Luxembourg holds the record
Norway, Sweden and Iceland, who charge the highest prices for alcohol, are also among the five nations in Europe with the lowest annual consumption of pure alcohol per person.
According to the WHO, people in Iceland annually consume just 4.41 litres of pure alcohol per person.
By contrast, Luxembourgers have the highest consumption with 14.47 litres per year per person, according to the WHO.
However, Luxembourg has lower prices than its neighbours, which makes many consumers cross the border in order to buy cheaper alcohol there.
Meanwhile Czechs drink 13.59 litres, the Irish 11.36 litres, the French 11.03 litres and the Germans 10.92 litres per year.
Under pressure from internal market
The Nordic system - high prices and low consumption - is under pressure from the EU’s internal market which allows private consumers to buy low-taxed liquor in other countries.
"It is about stopping a domino effect of all countries lowering taxes to the level of the lowest country", said the Danish minister of health Lars Løkke Rasmussen to Swedish Radio.
A whole industry of cross-border shopping has developed in these northern countries because the price of alcohol differs widely from country to country.

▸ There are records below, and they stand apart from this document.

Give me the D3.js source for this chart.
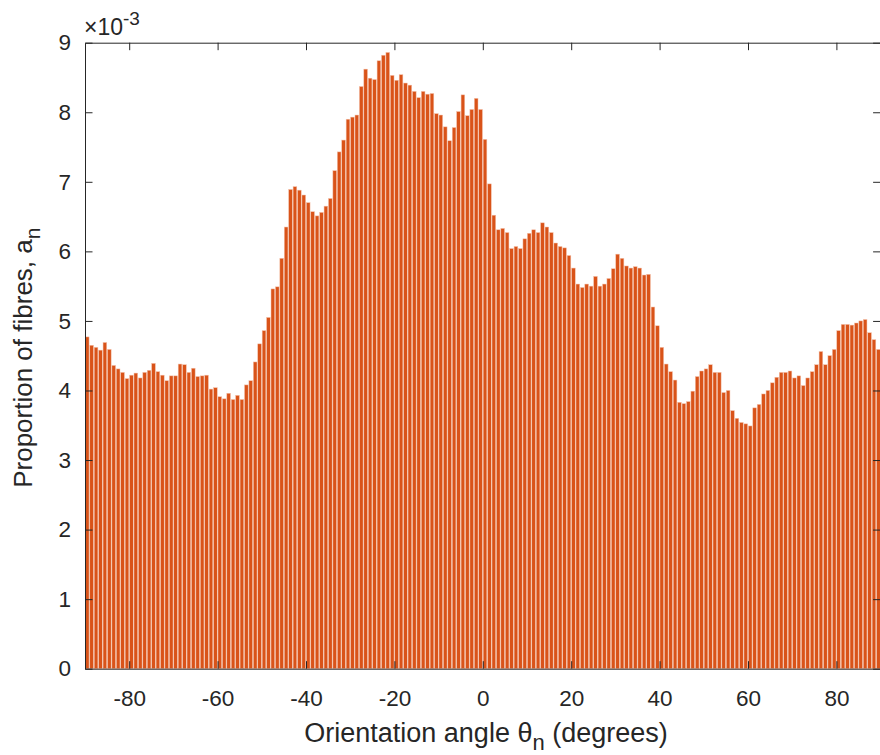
<!DOCTYPE html>
<html>
<head>
<meta charset="utf-8">
<script src="https://cdn.jsdelivr.net/npm/d3@7/dist/d3.min.js"></script>
<style>
  html, body { margin: 0; padding: 0; background: #ffffff; }
  svg { display: block; }
  text { font-family: "Liberation Sans", Arial, Helvetica, sans-serif; fill: #262626; }
</style>
</head>
<body>
<svg id="chart" width="880" height="755"></svg>
<script>
// Bin centres of the 1-degree orientation histogram, -89.5 ... 89.5
const binCentres = d3.range(-89.5, 90, 1);

// Proportion of fibres per bin (units of 1e-3)
const proportions = [
  4.77, 4.65, 4.62, 4.58, 4.69, 4.59, 4.36, 4.31, 4.26, 4.17,
  4.22, 4.25, 4.18, 4.26, 4.29, 4.39, 4.27, 4.22, 4.14, 4.21,
  4.21, 4.38, 4.37, 4.26, 4.32, 4.20, 4.21, 4.22, 4.02, 4.04,
  3.91, 3.88, 3.96, 3.87, 3.93, 3.87, 4.08, 4.14, 4.41, 4.67,
  4.86, 5.05, 5.46, 5.49, 5.90, 6.35, 6.89, 6.93, 6.88, 6.81,
  6.70, 6.57, 6.51, 6.56, 6.65, 6.76, 7.16, 7.43, 7.60, 7.90,
  7.93, 7.96, 8.37, 8.62, 8.49, 8.47, 8.74, 8.82, 8.86, 8.53,
  8.46, 8.54, 8.42, 8.39, 8.30, 8.21, 8.30, 8.26, 8.27, 7.98,
  7.96, 7.79, 7.59, 7.78, 8.01, 8.25, 7.95, 8.04, 8.20, 8.04,
  7.61, 6.97, 6.52, 6.31, 6.33, 6.27, 6.04, 6.07, 6.04, 6.18,
  6.26, 6.31, 6.27, 6.41, 6.35, 6.27, 6.12, 6.07, 6.05, 5.94,
  5.76, 5.53, 5.48, 5.53, 5.50, 5.64, 5.50, 5.53, 5.61, 5.75,
  5.96, 5.90, 5.79, 5.76, 5.78, 5.76, 5.66, 5.67, 5.20, 4.93,
  4.62, 4.38, 4.27, 4.15, 3.83, 3.81, 3.84, 3.99, 4.20, 4.28,
  4.31, 4.37, 4.26, 4.26, 3.97, 4.00, 3.71, 3.60, 3.54, 3.52,
  3.49, 3.75, 3.80, 3.95, 4.00, 4.11, 4.19, 4.26, 4.26, 4.28,
  4.18, 4.21, 4.07, 4.18, 4.27, 4.37, 4.56, 4.37, 4.50, 4.59,
  4.86, 4.95, 4.95, 4.94, 4.97, 5.00, 5.02, 4.83, 4.73, 4.59
];

const xTicks = [-80, -60, -40, -20, 0, 20, 40, 60, 80];
const yTicks = [0, 1, 2, 3, 4, 5, 6, 7, 8, 9];

const data = binCentres.map((c, i) => ({ centre: c, value: proportions[i] }));

const svg = d3.select("#chart");
const plot = { left: 85, right: 880.6, top: 42.7, bottom: 668.7 };

const x = d3.scaleLinear().domain([-90, 90]).range([plot.left, plot.right]);
const y = d3.scaleLinear().domain([0, 9]).range([plot.bottom, plot.top]);

const barColour = "#d95319";
const axisColour = "#262626";

// Bars
const binW = x(1) - x(0);
const gap = 0.75;
svg.append("g")
  .selectAll("rect")
  .data(data)
  .join("rect")
  .attr("x", d => x(d.centre - 0.5) + gap / 2)
  .attr("width", binW - gap)
  .attr("y", d => y(d.value))
  .attr("height", d => y(0) - y(d.value))
  .attr("fill", barColour)
  .attr("stroke", "#f4c2ab")
  .attr("stroke-width", 0.5);

const tickLen = 7.5;
const tickSize = "22.5px";
const plainNumber = d => String(d);   // hyphen-minus, as in the axis labels

// Bottom axis (ticks point inward)
const xAxis = svg.append("g")
  .attr("transform", `translate(0,${plot.bottom})`)
  .call(d3.axisBottom(x).tickValues(xTicks).tickFormat(plainNumber)
    .tickSizeInner(-tickLen).tickSizeOuter(0).tickPadding(21));
// Top axis: ticks only
const xAxisTop = svg.append("g")
  .attr("transform", `translate(0,${plot.top})`)
  .call(d3.axisTop(x).tickValues(xTicks).tickSizeInner(-tickLen).tickSizeOuter(0).tickFormat(""));
// Left axis
const yAxis = svg.append("g")
  .attr("transform", `translate(${plot.left},0)`)
  .call(d3.axisLeft(y).tickValues(yTicks).tickFormat(plainNumber)
    .tickSizeInner(-tickLen).tickSizeOuter(0).tickPadding(14));
// Right axis: ticks only
const yAxisRight = svg.append("g")
  .attr("transform", `translate(${plot.right},0)`)
  .call(d3.axisRight(y).tickValues(yTicks).tickSizeInner(-tickLen).tickSizeOuter(0).tickFormat(""));

[xAxis, xAxisTop, yAxis, yAxisRight].forEach(g => {
  g.select(".domain").attr("stroke", axisColour).attr("stroke-width", 1);
  g.selectAll(".tick line").attr("stroke", axisColour).attr("stroke-width", 1);
  g.selectAll(".tick text")
    .attr("fill", axisColour)
    .style("font-family", '"Liberation Sans", Arial, sans-serif')
    .style("font-size", tickSize);
});
xAxis.selectAll(".tick text").attr("dy", "0.71em");

// Exponent label above the y axis
const expo = svg.append("text")
  .attr("x", plot.left - 1)
  .attr("y", 35)
  .style("font-size", "23px");
expo.append("tspan").text("\u00d710");
expo.append("tspan").attr("dy", -10).style("font-size", "19px").text("-3");

// Axis titles
const xTitle = svg.append("text")
  .attr("x", 486)
  .attr("y", 742)
  .attr("text-anchor", "middle")
  .style("font-size", "27px");
xTitle.append("tspan").text("Orientation angle \u03b8");
xTitle.append("tspan").attr("dy", 8).style("font-size", "22px").text("n");
xTitle.append("tspan").attr("dy", -8).text(" (degrees)");

const yTitle = svg.append("text")
  .attr("transform", `translate(32,${(plot.top + plot.bottom) / 2 + 2}) rotate(-90)`)
  .attr("text-anchor", "middle")
  .style("font-size", "26px");
yTitle.append("tspan").text("Proportion of fibres, a");
yTitle.append("tspan").attr("dy", 8).style("font-size", "21px").text("n");
</script>
</body>
</html>
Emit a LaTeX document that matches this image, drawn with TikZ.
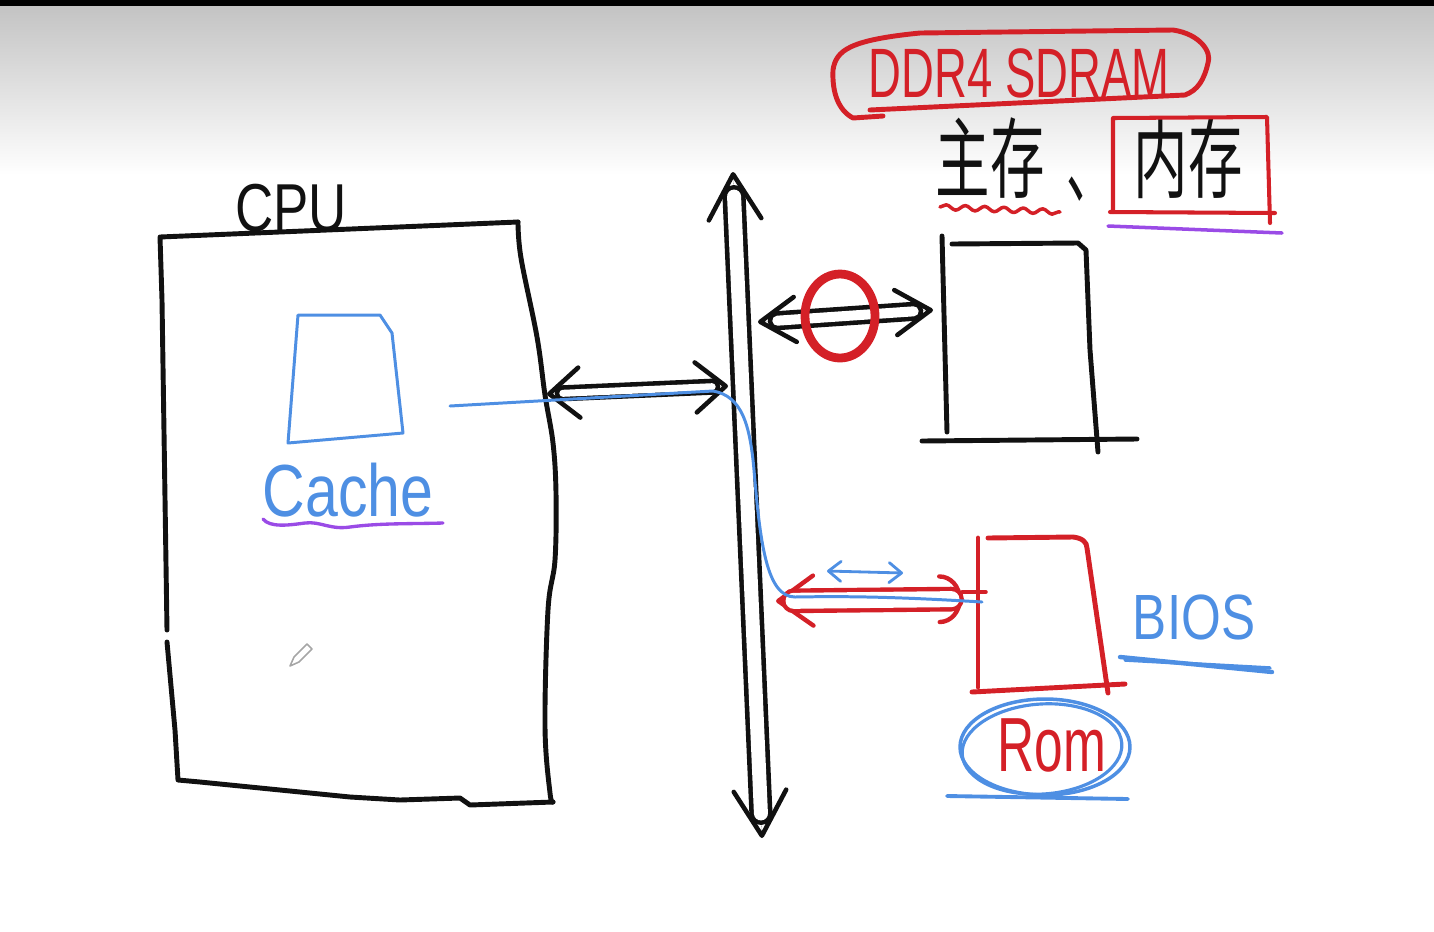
\documentclass[tikz,border=0pt]{standalone}
\usepackage{fontspec}
\setmainfont{Liberation Sans}
\newfontfamily\cjk{Noto Sans CJK SC}
\usetikzlibrary{arrows.meta,decorations.pathmorphing}
\definecolor{Ink}{HTML}{111111}
\definecolor{PenRed}{HTML}{D42027}
\definecolor{PenBlue}{HTML}{4E8FE3}
\definecolor{PenPurple}{HTML}{9A4BE6}
\definecolor{Board}{HTML}{C3C3C3}

\begin{document}
\begin{tikzpicture}[x=0.02cm,y=-0.02cm,
  ink/.style={line width=2.8pt,line cap=round,line join=round,draw=Ink},
  redink/.style={ink,draw=PenRed},
  blueink/.style={ink,draw=PenBlue,line width=1.7pt},
  handtext/.style={inner sep=0pt,text=Ink},
  twin/.style={double=white,double distance=#1,line width=2.6pt,shorten <=9pt,shorten >=9pt},
  barbs/.style n args={2}{line width=0.01pt,{Straight Barb[length=#1,width=#2,line width=2.6pt,round]}-{Straight Barb[length=#1,width=#2,line width=2.6pt,round]}}
]
\useasboundingbox (0,0) rectangle (1434,931);
\shade[top color=Board,bottom color=white] (0,5) rectangle (1434,175);
\fill[black] (0,0) rectangle (1434,6);

% cpu
\draw[ink] (167,630) -- (162,300) -- (160,237) -- (518,222);
\draw[ink] plot[smooth,tension=0.6] coordinates {(518,222) (521,258) (537,337) (545,395) (553,443) (556,493) (555,560) (548,610) (545,727) (550,793) (553,802)};
\draw[ink] (553,802) -- (470,805) -- (460,798) -- (400,800) -- (350,797) -- (200,782) -- (178,780) -- (175,730) -- (167,642);
\node[handtext,font=\fontsize{38.6pt}{40pt}\selectfont,xscale=0.78] (cpu) at (291,208) {CPU};
\draw[blueink] (298,315) -- (380,315) -- (392,333) -- (403,433) -- (288,443) -- (298,315);
\node[handtext,text=PenBlue,font=\fontsize{42pt}{44pt}\selectfont,xscale=0.8] (cache) at (348,490) {Cache};
\draw[ink,draw=PenPurple,line width=1.9pt] (263,519) .. controls (270,528) and (290,525) .. (305,523) .. controls (320,521) and (330,530) .. (350,527) .. controls (380,523) and (410,524) .. (443,523);
\draw[gray!70,line width=0.9pt,line join=round] (290,666) -- (294,657) -- (307,644) -- (312,649) -- (299,662) -- cycle;

% bus
\coordinate (busN) at (733,172);
\coordinate (busS) at (762,838);
\coordinate (cpuE) at (547,394);
\coordinate (busW) at (728,386);
\coordinate (busE) at (758,322);
\coordinate (memW) at (933,310);
\coordinate (busE2) at (776,601);
\coordinate (romW) at (962,599);
\draw[ink,barbs={0.9cm}{1.05cm}] (busN) -- (busS);
\draw[ink,twin=0.28cm,shorten <=14pt,shorten >=14pt] (busN) -- (busS);
\draw[ink,barbs={0.6cm}{1cm}] (cpuE) -- (busW);
\draw[ink,twin=0.14cm] (cpuE) -- (busW);
\draw[ink,barbs={0.7cm}{0.9cm}] (busE) -- (memW);
\draw[ink,twin=0.2cm,shorten <=11pt,shorten >=11pt] (busE) -- (memW);

% main memory
\draw[ink] (942,236) -- (947,432);
\draw[ink] (952,244) -- (1078,243) -- (1086,250) -- (1090,350) -- (1098,452);
\draw[ink] (922,441) -- (1137,439);
\draw[redink,line width=5pt] (840,316) ellipse [x radius=0.7cm,y radius=0.84cm];
\draw[redink] (883,116) -- (853,118) .. controls (838,110) and (832,92) .. (833,70) .. controls (836,50) and (850,40) .. (920,33) -- (1173,30) .. controls (1200,34) and (1212,52) .. (1208,63) .. controls (1204,80) and (1198,90) .. (1185,95) -- (870,110);
\node[handtext,text=PenRed,font=\fontsize{39.8pt}{42pt}\selectfont,xscale=0.65] (ddr) at (1019,73) {DDR4 SDRAM};
\node[handtext,font=\cjk\fontsize{50pt}{52pt}\selectfont,xscale=0.62] (zhucun) at (990,158) {主存};
\node[handtext,font=\cjk\fontsize{50pt}{52pt}\selectfont,anchor=base west,xscale=0.55] (dun) at (1066,196) {、};
\node[handtext,font=\cjk\fontsize{50pt}{52pt}\selectfont,xscale=0.62] (neicun) at (1188,158) {内存};
\draw[redink,line width=2.3pt] (1113,212) -- (1113,118) -- (1267,117) -- (1270,223);
\draw[redink,line width=2.3pt] (1110,212) -- (1275,213);
\draw[redink,line width=2pt,decorate,decoration={snake,amplitude=1.4pt,segment length=11pt}] (940,207) -- (1060,212);
\draw[ink,draw=PenPurple,line width=2pt] (1108,226) -- (1282,233);

% rom
\draw[redink,line width=0.01pt,{Straight Barb[length=0.7cm,width=1cm,line width=2.5pt,round]}-{Arc Barb[length=0.45cm,width=1cm,line width=2.5pt,round]}] (busE2) -- (romW);
\draw[redink,line width=2.5pt,double=white,double distance=0.32cm,shorten <=10pt,shorten >=6pt] (busE2) -- (romW);
\draw[redink,line width=2pt] (962,592) -- (986,592);
\draw[blueink,line width=1.6pt,{Straight Barb[length=0.25cm,width=0.4cm,round]}-{Straight Barb[length=0.25cm,width=0.4cm,round]}] (827,571) -- (903,573);
\draw[redink] (978,538) -- (978,687);
\draw[redink] (988,538) -- (1073,537) .. controls (1082,538) and (1087,542) .. (1087,548) -- (1108,693);
\draw[redink] (972,692) -- (1125,684);
\node[handtext,text=PenBlue,font=\fontsize{36.4pt}{38pt}\selectfont,xscale=0.8] (bios) at (1194,617) {BIOS};
\draw[blueink,line width=2.5pt] (1120,657) -- (1272,672);
\draw[blueink,line width=2pt] (1125,660) -- (1270,668);
\draw[blueink,line width=2pt] (1045,747) ellipse [x radius=1.7cm,y radius=0.96cm];
\draw[blueink,line width=1.8pt,rotate around={4:(1042,749)}] (1042,749) ellipse [x radius=1.6cm,y radius=0.9cm];
\draw[blueink,line width=2.2pt] (947,796) -- (1128,799);
\node[handtext,text=PenRed,font=\fontsize{43.7pt}{46pt}\selectfont,xscale=0.67] (rom) at (1052,745) {Rom};

% cache path
\coordinate (cacheE) at (450,406);
\coordinate (romB) at (982,602);
\draw[blueink] (cacheE) -- (713,391) .. controls (742,396) and (750,425) .. (754,470) .. controls (760,540) and (766,597) .. (795,597) .. controls (850,596) and (900,597) .. (romB);
\end{tikzpicture}
\end{document}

The average price of the locally most consumed bottle of spirits (0.7 litres) vary from 5.57 euro in Estonia to 20.09 euro in neighbouring Finland, according to the alcohol control database of the World Health Organisation.
In Germany, the price is just 5 euro on average, while the Danes on the other side of the border have to pay 10.75 euro.
Topping the expense league is Norway where liquor is priced at 39.01 euro on average per bottle, followed by Iceland’s 28.37 euro and Sweden’s 21.54 euro average.